DDB, a mainstay on flagship Budweiser, in July did one Michelob Light spot. Red and Waylon have handled new products, and Waylon was Tequiza's agency until March.
Leap is a unit of Leapnet, a languishing interactive shop that in June underwent a 5-for-1 reverse stock split to bring its stock price over $1 and avoid being delisted. It closed Sept. 7 at $1.10, giving it a market capitalization of $6.4 million. Leap opened in November 1993 by a trio who had worked on Anheuser-Busch at DDB. The brewer was an early client; Leap then worked on rival Philip Morris Cos.' Miller Brewing Co. from 1994-95. It won Michelob in 1997.
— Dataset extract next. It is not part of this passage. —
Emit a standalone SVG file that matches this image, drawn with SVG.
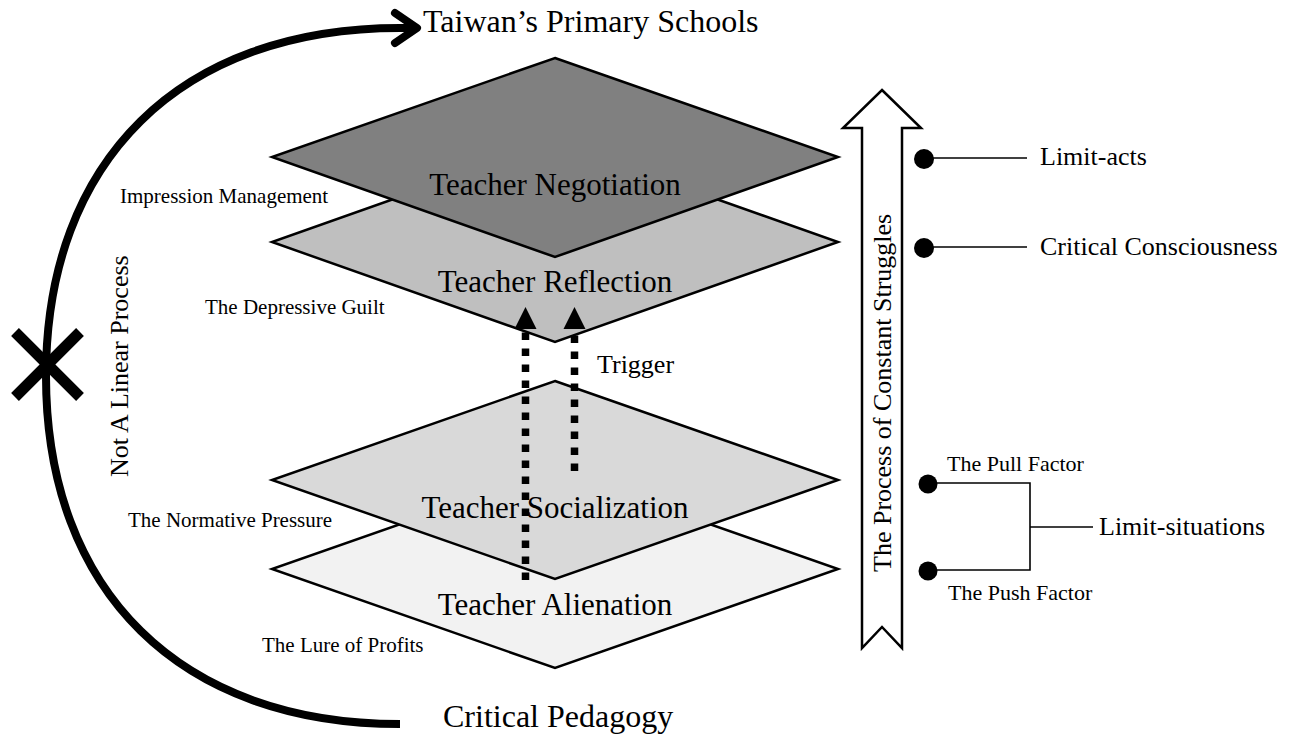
<svg xmlns="http://www.w3.org/2000/svg" width="1295" height="736" viewBox="0 0 1295 736">
  <style>
    text { font-family: "Liberation Serif", "Times New Roman", serif; fill: #000; }
    .layer { stroke: #000; stroke-width: 2.5; stroke-linejoin: miter; }
    .layer-label { font-size: 31px; text-anchor: middle; }
    .side { font-size: 21px; }
    .right { font-size: 26px; }
    .factor { font-size: 22px; }
    .title { font-size: 32px; }
    .thin { stroke: #000; stroke-width: 1.6; fill: none; }
    .dot { fill: #000; }
    .trigger { stroke: #000; stroke-width: 7.5; stroke-dasharray: 7.5 8.5; fill: none; }
  </style>

  <!-- layers, drawn bottom-up so upper layers overlap lower ones -->
  <g id="alienation">
    <polygon class="layer" fill="#f2f2f2" points="555,470 838,569 555,668 272,569"/>
  </g>
  <g id="socialization">
    <polygon class="layer" fill="#d9d9d9" points="555,381 838,480 555,579 272,480"/>
  </g>
  <g id="reflection">
    <polygon class="layer" fill="#bfbfbf" points="555,142 838,242 555,342 272,242"/>
    <text class="layer-label" x="555" y="292">Teacher Reflection</text>
  </g>
  <g id="negotiation">
    <polygon class="layer" fill="#808080" points="555,58 838,157 555,257 272,157"/>
    <text class="layer-label" x="555" y="195">Teacher Negotiation</text>
  </g>

  <!-- connectors -->
  <g id="connectors">
    <!-- trigger arrows -->
    <line class="trigger" x1="525.5" y1="580" x2="525.5" y2="329"/>
    <line class="trigger" x1="574.5" y1="471" x2="574.5" y2="329"/>
    <path d="M514.5,329 L525.5,307 L536.5,329 Z" fill="#000"/>
    <path d="M563.5,329 L574.5,307 L585.5,329 Z" fill="#000"/>

    <!-- outer sweep from Critical Pedagogy to Taiwan's Primary Schools -->
    <path d="M400,724 C180.5,724 46,591.8 46,376 C46,160.2 180.5,28 400,28 L416,28" fill="none" stroke="#000" stroke-width="8"/>
    <polyline points="395,13 417,28 395,43" fill="none" stroke="#000" stroke-width="8" stroke-linecap="round" stroke-linejoin="round"/>
    <!-- cross mark on the sweep -->
    <g stroke="#000" stroke-width="11">
      <line x1="15" y1="332" x2="80" y2="397"/>
      <line x1="80" y1="332" x2="15" y2="397"/>
    </g>

    <!-- hollow progress arrow -->
    <polygon points="882,90 921,128 902,128 902,648 882,627 862,648 862,128 843,128" fill="#fff" stroke="#000" stroke-width="2.5"/>

    <!-- bullet leaders -->
    <circle class="dot" cx="924" cy="159" r="10"/>
    <line class="thin" x1="930" y1="158" x2="1027" y2="158"/>
    <circle class="dot" cx="924" cy="248" r="10"/>
    <line class="thin" x1="930" y1="247" x2="1027" y2="247"/>
    <circle class="dot" cx="928" cy="484" r="9.5"/>
    <circle class="dot" cx="928" cy="571" r="9.5"/>
    <polyline class="thin" points="930,483 1030,483 1030,570 930,570"/>
    <line class="thin" x1="1030" y1="527" x2="1093" y2="527"/>
  </g>

  <g id="socialization-label">
    <text class="layer-label" x="555" y="518">Teacher Socialization</text>
  </g>
  <g id="alienation-label">
    <text class="layer-label" x="555" y="615">Teacher Alienation</text>
  </g>

  <g id="labels">
    <text class="title" x="423" y="32">Taiwan’s Primary Schools</text>
    <text class="title" x="443" y="727">Critical Pedagogy</text>
    <text class="side" x="120" y="203">Impression Management</text>
    <text class="side" x="205" y="314">The Depressive Guilt</text>
    <text class="side" x="128" y="527">The Normative Pressure</text>
    <text class="side" x="262" y="652">The Lure of Profits</text>
    <text class="right" x="597" y="373">Trigger</text>
    <text class="right" transform="translate(128,477) rotate(-90)">Not A Linear Process</text>
    <text class="right" transform="translate(891,572) rotate(-90)">The Process of Constant Struggles</text>
    <text class="right" x="1040" y="165">Limit-acts</text>
    <text class="right" x="1040" y="255">Critical Consciousness</text>
    <text class="right" x="1099" y="535">Limit-situations</text>
    <text class="factor" x="947" y="471">The Pull Factor</text>
    <text class="factor" x="948" y="600">The Push Factor</text>
  </g>
</svg>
Leap's hold on the business has been tenuous since the January 2000 departure of co-founder and top creative Joe Sciarrotta to WPP Group's Ogilvy & Mather Worldwide, Chicago, and the March departure of President Tom Sharbaugh, a former Anheuser-Busch executive.
Leap is "in consideration, but if someone comes up with better work, they'll be out," said one executive at Anheuser-Busch's eight-plus roster shops. The promiscuous brewer, spends more than $356 million on U.S. advertising annually.
Michelob, the country's 20th top-selling beer, is the largest domestic regular super-premium and Anheuser-Busch's No. 7 offering. The family of six products received $38.7 million in measured media last year and $17.7 million in the first four months of this year, according to Taylor Nelson Sofres' CMR.
Michelob's fortunes have been falling since 1980, when it peaked at about 8.1 million barrels, according to Beer Marketer's Insights. Last year it sold 1.7 million barrels.
Though still the dominant super-premium beer, Michelob has been outflanked by imports and domestic specialties including craft brews. While the overall beer market has risen about 1%, or 2 million barrels, annually since 1998, Michelob has dropped 8%-exceeding the 5% drop among super-premium beers. In contrast, imports rose 23% during that time, domestic specialties 5%, and domestic lights 13%.
Tom Pirko, president of beverage consultancy Bevmark, said that with Anheuser-Busch's marketing might, Michelob could have forestalled the import crush. "We should never have seen the Heinekens or Becks or Coronas," he said. "That market should have been Michelob's."